Growing up, my family had two main rules: you had to be Catholic and you had to be a fan of the Green Bay Packers. When the Packers would score a touchdown, our living room sounded like a mild uproar, with every hand raised to the roof. In prayer, as in football, what we do with our bodies is an outward sign of what we are doing interiorly. The readings this week remind us the importance of claiming victory in prayer: within our hearts and even through our posture.
The story of Moses watching the Israelites in battle has been one of my favorites since childhood. As the armies fought, the Israelites would only advance when Moses kept his hands up. His outstretched hands remind us of victory. When his limbs drooped, their army faltered. But Moses didn’t have to keep his hands raised on his own. Thankfully, Moses’ buddies Aaron and Hur were around to support his arms. In 2nd Timothy, we hear a call to be persistent in our faith whether it is “convenient or inconvenient.” The great news is that, like Moses, we have a community of support (the Church) to help us stay strong. Just as Aaron and Hur helped Moses, we are called to encourage and strengthen each other as brothers and sisters in Christ. We are called to be bold in prayer. Confidence in the Lord is contagious!

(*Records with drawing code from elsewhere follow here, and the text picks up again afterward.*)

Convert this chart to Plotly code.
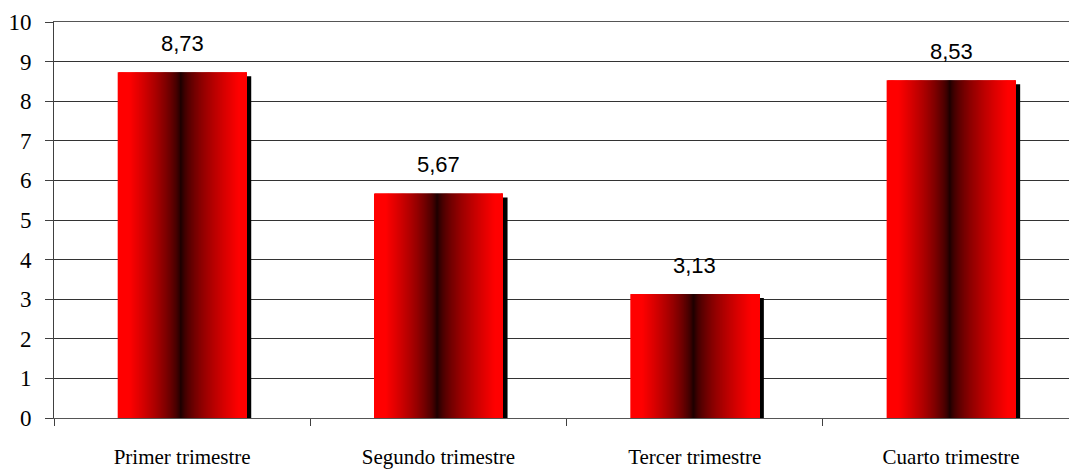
import plotly.graph_objects as go

categories = ["Primer trimestre", "Segundo trimestre", "Tercer trimestre", "Cuarto trimestre"]
values = [8.73, 5.67, 3.13, 8.53]
value_labels = ["8,73", "5,67", "3,13", "8,53"]
y_ticks = list(range(0, 11))

BAR_W = 0.503
N = 120

fig = go.Figure()

# drop shadow
fig.add_trace(go.Bar(
    x=categories, y=[v - 0.1 for v in values],
    width=BAR_W, offset=-BAR_W / 2 + 0.018,
    marker=dict(color="black", line_width=0),
    hoverinfo="skip", showlegend=False,
))

def shade(t):
    c = 0.49
    if t < c:
        d = (c - t) / (c - 0.09)
    else:
        d = (t - c) / (0.94 - c)
    d = max(0.0, min(1.0, d))
    r = int(round(22 + 233 * d ** 0.65))
    return f"rgb({r},0,0)"

step = BAR_W / N
for i in range(N):
    t = (i + 0.5) / N
    fig.add_trace(go.Bar(
        x=categories, y=values,
        width=step * 2.0 if i < N - 1 else step,
        offset=-BAR_W / 2 + i * step,
        marker=dict(color=shade(t), line_width=0),
        hoverinfo="skip", showlegend=False,
    ))

for cat, v, lab in zip(categories, values, value_labels):
    fig.add_annotation(
        x=cat, y=v, text=lab, showarrow=False,
        yanchor="bottom", yshift=14,
        font=dict(family="Liberation Sans", size=22, color="black"),
    )

fig.update_layout(
    width=1069, height=471,
    margin=dict(l=54, r=0, t=22, b=53),
    barmode="overlay",
    plot_bgcolor="white", paper_bgcolor="white",
    showlegend=False,
    xaxis=dict(
        type="category", range=[-0.5, 3.46], automargin=False,
        showline=True, mirror=True, linecolor="#555555", linewidth=1,
        ticks="outside", tickson="boundaries", ticklen=7, tickcolor="#404040",
        tickfont=dict(family="Liberation Serif", size=21, color="black"),
        ticklabelstandoff=20, showgrid=False,
    ),
    yaxis=dict(
        range=[0, 10], tickvals=y_ticks, ticktext=[str(v) for v in y_ticks],
        automargin=False,
        showgrid=True, gridcolor="#333333", gridwidth=1,
        showline=True, linecolor="#404040", linewidth=1,
        ticks="outside", ticklen=8, tickcolor="#404040",
        tickfont=dict(family="Liberation Serif", size=23, color="black"),
        ticklabelstandoff=9, zeroline=False,
    ),
)

fig.write_html(
    "out.html",
    config={"displayModeBar": False},
    post_script="document.body.style.margin='0';document.body.style.overflow='hidden';",
)
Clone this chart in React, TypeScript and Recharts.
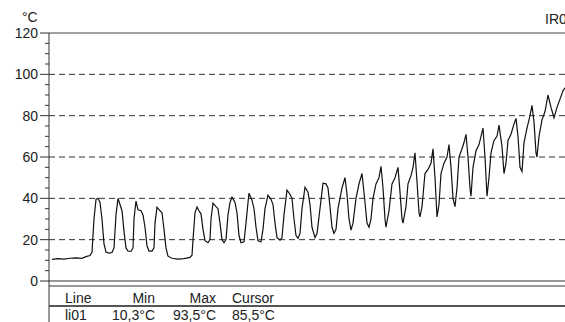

In our Gospel reading, we hear a parable about a woman who was very bold. She keeps begging the judge to hear her case. In fact, she sounds downright annoying. But her persistence has purpose: she really believes she will receive a fair sentence in time. When Jesus instructs us to pray always “without becoming weary,” He points to her as an example. It is rather humorous that the judge in the story seems fearful of this lady. He thinks he should grant her request, “lest she finally come and strike me.” Really? The poor widow is about to strike this judge? She must have made some kind of commotion for him to fear a physical assault! I’m picturing her raising her fists and maybe bringing along some friends from her knitting club… Okay, maybe not, but it is funny to imagine. Besides making me chuckle, this story reminds me to go to the Lord with enthusiasm in prayer.
I was blessed to spend time recently worshipping the Lord through music with a group of believers. We gathered in a small chapel and belted out prayerful songs. Raising our hands high was a sign of our hearts lifted up to God. Hands raised in prayer also become a sign of triumph. To claim victory in Christ is to know that whatever your circumstance He will bring you through it. When you pray, your very posture becomes sacramental (non-canonically). In other words, you express with your body what you exclaim in your heart.
Like Moses and the Israelites, perhaps you are facing a great battle. I challenge you to bring that battle before the Lord this week. Be so bold as to physically lift your hands in prayer, in a hidden moment. Touchdowns are sweet, but claiming victory in Christ is even sweeter.